• [SET EXERCISE]:
Set down, exactly as written, the lines from the top of the data to the line that holds "var y = d3.scaleLinear().domain([-7", and omit the pictures.

** START **

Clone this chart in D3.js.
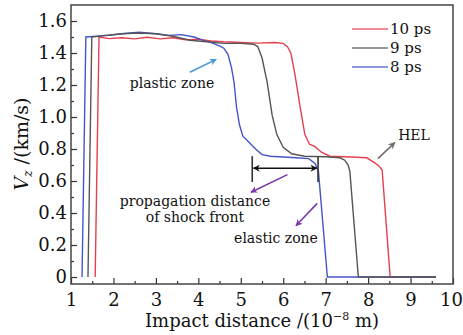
<!DOCTYPE html>
<html>
<head>
<meta charset="utf-8">
<script src="https://cdn.jsdelivr.net/npm/d3@7"></script>
<style>
  body { margin: 0; background: #fff; }
  text { font-family: "DejaVu Serif", serif; fill: #111; }
</style>
</head>
<body>
<svg id="chart" width="463" height="335"></svg>
<script>
// series: [impact distance (1e-8 m), Vz (km/s)]
var seriesNames = ["10 ps", "9 ps", "8 ps"];
var seriesColors = ["#e6404e", "#555555", "#4455c8"];

var ps10 = [[1.57,0],[1.66,1.50],[1.9,1.49],[2.2,1.495],[2.5,1.488],[2.8,1.498],[3.1,1.488],[3.4,1.495],
  [3.7,1.482],[4.0,1.486],[4.3,1.475],[4.6,1.47],[5.0,1.466],[5.4,1.462],[5.8,1.466],[6.0,1.46],
  [6.1,1.44],[6.18,1.40],[6.28,1.26],[6.40,1.06],[6.51,0.89],[6.62,0.83],[6.75,0.815],[6.9,0.78],
  [7.1,0.755],[7.6,0.75],[7.97,0.745],[8.12,0.72],[8.23,0.70],[8.33,0.67],[8.52,0],[9.6,0]];
var ps8 = [[1.26,0],[1.35,1.50],[1.6,1.505],[1.9,1.51],[2.2,1.52],[2.6,1.53],[3.0,1.52],[3.3,1.51],
  [3.6,1.515],[3.9,1.50],[4.1,1.48],[4.3,1.465],[4.5,1.445],[4.6,1.43],[4.7,1.39],[4.78,1.31],
  [4.84,1.22],[4.90,1.06],[4.97,0.95],[5.05,0.88],[5.2,0.84],[5.35,0.80],[5.5,0.765],[5.7,0.755],[6.0,0.75],
  [6.3,0.745],[6.6,0.74],[6.75,0.71],[6.83,0.66],[7.04,0],[9.6,0]];
var ps9 = [[1.40,0],[1.49,1.50],[1.8,1.51],[2.2,1.52],[2.6,1.525],[3.0,1.52],[3.4,1.505],[3.8,1.48],
  [4.2,1.47],[4.6,1.46],[5.0,1.46],[5.3,1.455],[5.4,1.44],[5.5,1.37],[5.62,1.22],[5.74,1.01],
  [5.85,0.89],[6.0,0.81],[6.2,0.77],[6.5,0.755],[7.0,0.752],[7.34,0.745],[7.45,0.73],[7.53,0.70],
  [7.57,0.66],[7.77,0],[9.6,0]];

var xTicks = [1, 2, 3, 4, 5, 6, 7, 8, 9, 10];
var xMinor = [1.5, 2.5, 3.5, 4.5, 5.5, 6.5, 7.5, 8.5, 9.5];
var yTicks = [0, 0.2, 0.4, 0.6, 0.8, 1.0, 1.2, 1.4, 1.6];
var yMinor = [0.1, 0.3, 0.5, 0.7, 0.9, 1.1, 1.3, 1.5];

var svg = d3.select("#chart");
var pL = 71, pR = 453, pT = 5, pB = 284;

var x = d3.scaleLinear().domain([1, 10]).range([pL, pR]);
var y = d3.scaleLinear().domain([-7 / 160, 1.7]).range([pB, pT]);

// axes, ticks point inward
var xg = svg.append("g").attr("transform", "translate(0," + pB + ")")
  .call(d3.axisBottom(x).tickValues(xTicks).tickSize(-6).tickPadding(9).tickFormat(d3.format("d")));
svg.append("g").attr("transform", "translate(0," + pB + ")")
  .call(d3.axisBottom(x).tickValues(xMinor).tickSize(-3).tickFormat(""));
svg.append("g").attr("transform", "translate(" + pL + ",0)")
  .call(d3.axisLeft(y).tickValues(yTicks).tickSize(-6).tickPadding(4)
    .tickFormat(function(d) { return d === 0 ? "0" : d.toFixed(1); }));
svg.append("g").attr("transform", "translate(" + pL + ",0)")
  .call(d3.axisLeft(y).tickValues(yMinor).tickSize(-3).tickFormat(""));

svg.selectAll(".domain").remove();
svg.selectAll(".tick line").attr("stroke", "#333").attr("stroke-width", 1.2);
svg.selectAll(".tick text").attr("font-size", 18).attr("fill", "#111")
  .style("font-family", "'DejaVu Serif', serif");
// keep the last x label inside the window
xg.selectAll(".tick text").filter(function(d) { return d === 10; }).attr("dx", -2);

svg.append("rect")
  .attr("x", pL).attr("y", pT)
  .attr("width", pR - pL).attr("height", pB - pT)
  .attr("fill", "none").attr("stroke", "#444").attr("stroke-width", 1.5);

// curves
var line = d3.line().x(function(d) { return x(d[0]); }).y(function(d) { return y(d[1]); });
var drawOrder = [[ps10, 0], [ps8, 2], [ps9, 1]];
drawOrder.forEach(function(s) {
  svg.append("path").datum(s[0])
    .attr("d", line)
    .attr("fill", "none")
    .attr("stroke", seriesColors[s[1]])
    .attr("stroke-width", 1.4);
});

// legend
var legend = svg.append("g");
seriesNames.forEach(function(n, i) {
  var ly = 29 + i * 19;
  legend.append("line").attr("x1", 352).attr("x2", 388).attr("y1", ly).attr("y2", ly)
    .attr("stroke", seriesColors[i]).attr("stroke-width", 1.4).attr("opacity", 0.8);
  legend.append("text").attr("x", 390).attr("y", ly + 5).attr("font-size", 15).text(n);
});

// arrow markers
var defs = svg.append("defs");
function marker(id, color) {
  defs.append("marker").attr("id", id)
    .attr("viewBox", "0 0 10 10").attr("refX", 9).attr("refY", 5)
    .attr("markerWidth", 7).attr("markerHeight", 7).attr("orient", "auto-start-reverse")
    .attr("markerUnits", "userSpaceOnUse")
    .append("path").attr("d", "M0,0L10,5L0,10L3,5Z").attr("fill", color);
}
marker("mBlue", "#4a98d6");
marker("mGray", "#707070");
marker("mPurple", "#7a3aa8");
marker("mBlack", "#111");

function arrow(x1, y1, x2, y2, color, id, both) {
  var a = svg.append("line")
    .attr("x1", x(x1)).attr("y1", y(y1)).attr("x2", x(x2)).attr("y2", y(y2))
    .attr("stroke", color).attr("stroke-width", 1.6)
    .attr("marker-end", "url(#" + id + ")");
  if (both) a.attr("marker-start", "url(#" + id + ")");
}

arrow(3.8, 1.28, 4.42, 1.36, "#4a98d6", "mBlue");
arrow(8.23, 0.74, 8.63, 0.84, "#707070", "mGray");
arrow(6.1, 0.64, 5.24, 0.53, "#7a3aa8", "mPurple");
arrow(6.8, 0.46, 6.3, 0.32, "#7a3aa8", "mPurple");
arrow(5.3, 0.68, 6.79, 0.68, "#111", "mBlack", true);
[5.27, 6.82].forEach(function(v) {
  svg.append("line").attr("x1", x(v)).attr("x2", x(v)).attr("y1", y(0.755)).attr("y2", y(0.594))
    .attr("stroke", "#333").attr("stroke-width", 1.6);
});

var notes = [
  { t: "plastic zone", x: 172, y: 88 },
  { t: "HEL", x: 414, y: 140 },
  { t: "propagation distance", x: 195, y: 206 },
  { t: "of shock front", x: 195, y: 222 },
  { t: "elastic zone", x: 276, y: 243 }
];
svg.selectAll(".note").data(notes).enter().append("text")
  .attr("class", "note")
  .attr("x", function(d) { return d.x; }).attr("y", function(d) { return d.y; })
  .attr("text-anchor", "middle").attr("font-size", 14)
  .text(function(d) { return d.t; });

// axis titles
var xt = svg.append("text").attr("x", 262).attr("y", 327)
  .attr("text-anchor", "middle").attr("font-size", 18);
xt.append("tspan").text("Impact distance /(10");
xt.append("tspan").attr("dy", -7).attr("font-size", 11).text("\u22128");
xt.append("tspan").attr("dy", 7).text(" m)");

var yt = svg.append("text").attr("transform", "translate(28,144) rotate(-90)")
  .attr("text-anchor", "middle").attr("font-size", 19);
yt.append("tspan").attr("font-style", "italic").text("V");
yt.append("tspan").attr("font-style", "italic").attr("font-size", 12).attr("dy", 4).text("z");
yt.append("tspan").attr("dy", -4).text(" /(km/s)");
</script>
</body>
</html>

** END **

• [OUTPUT FOR THIS TASK]:
Clone this chart in D3.js.
<!DOCTYPE html>
<html>
<head>
<meta charset="utf-8">
<script src="https://cdn.jsdelivr.net/npm/d3@7"></script>
<style>
  body { margin: 0; background: #fff; }
  text { font-family: "DejaVu Serif", serif; fill: #111; }
</style>
</head>
<body>
<svg id="chart" width="463" height="335"></svg>
<script>
// series: [impact distance (1e-8 m), Vz (km/s)]
var seriesNames = ["10 ps", "9 ps", "8 ps"];
var seriesColors = ["#e6404e", "#555555", "#4455c8"];

var ps10 = [[1.57,0],[1.66,1.50],[1.9,1.49],[2.2,1.495],[2.5,1.488],[2.8,1.498],[3.1,1.488],[3.4,1.495],
  [3.7,1.482],[4.0,1.486],[4.3,1.475],[4.6,1.47],[5.0,1.466],[5.4,1.462],[5.8,1.466],[6.0,1.46],
  [6.1,1.44],[6.18,1.40],[6.28,1.26],[6.40,1.06],[6.51,0.89],[6.62,0.83],[6.75,0.815],[6.9,0.78],
  [7.1,0.755],[7.6,0.75],[7.97,0.745],[8.12,0.72],[8.23,0.70],[8.33,0.67],[8.52,0],[9.6,0]];
var ps8 = [[1.26,0],[1.35,1.50],[1.6,1.505],[1.9,1.51],[2.2,1.52],[2.6,1.53],[3.0,1.52],[3.3,1.51],
  [3.6,1.515],[3.9,1.50],[4.1,1.48],[4.3,1.465],[4.5,1.445],[4.6,1.43],[4.7,1.39],[4.78,1.31],
  [4.84,1.22],[4.90,1.06],[4.97,0.95],[5.05,0.88],[5.2,0.84],[5.35,0.80],[5.5,0.765],[5.7,0.755],[6.0,0.75],
  [6.3,0.745],[6.6,0.74],[6.75,0.71],[6.83,0.66],[7.04,0],[9.6,0]];
var ps9 = [[1.40,0],[1.49,1.50],[1.8,1.51],[2.2,1.52],[2.6,1.525],[3.0,1.52],[3.4,1.505],[3.8,1.48],
  [4.2,1.47],[4.6,1.46],[5.0,1.46],[5.3,1.455],[5.4,1.44],[5.5,1.37],[5.62,1.22],[5.74,1.01],
  [5.85,0.89],[6.0,0.81],[6.2,0.77],[6.5,0.755],[7.0,0.752],[7.34,0.745],[7.45,0.73],[7.53,0.70],
  [7.57,0.66],[7.77,0],[9.6,0]];

var xTicks = [1, 2, 3, 4, 5, 6, 7, 8, 9, 10];
var xMinor = [1.5, 2.5, 3.5, 4.5, 5.5, 6.5, 7.5, 8.5, 9.5];
var yTicks = [0, 0.2, 0.4, 0.6, 0.8, 1.0, 1.2, 1.4, 1.6];
var yMinor = [0.1, 0.3, 0.5, 0.7, 0.9, 1.1, 1.3, 1.5];

var svg = d3.select("#chart");
var pL = 71, pR = 453, pT = 5, pB = 284;

var x = d3.scaleLinear().domain([1, 10]).range([pL, pR]);
var y = d3.scaleLinear().domain([-7 / 160, 1.7]).range([pB, pT]);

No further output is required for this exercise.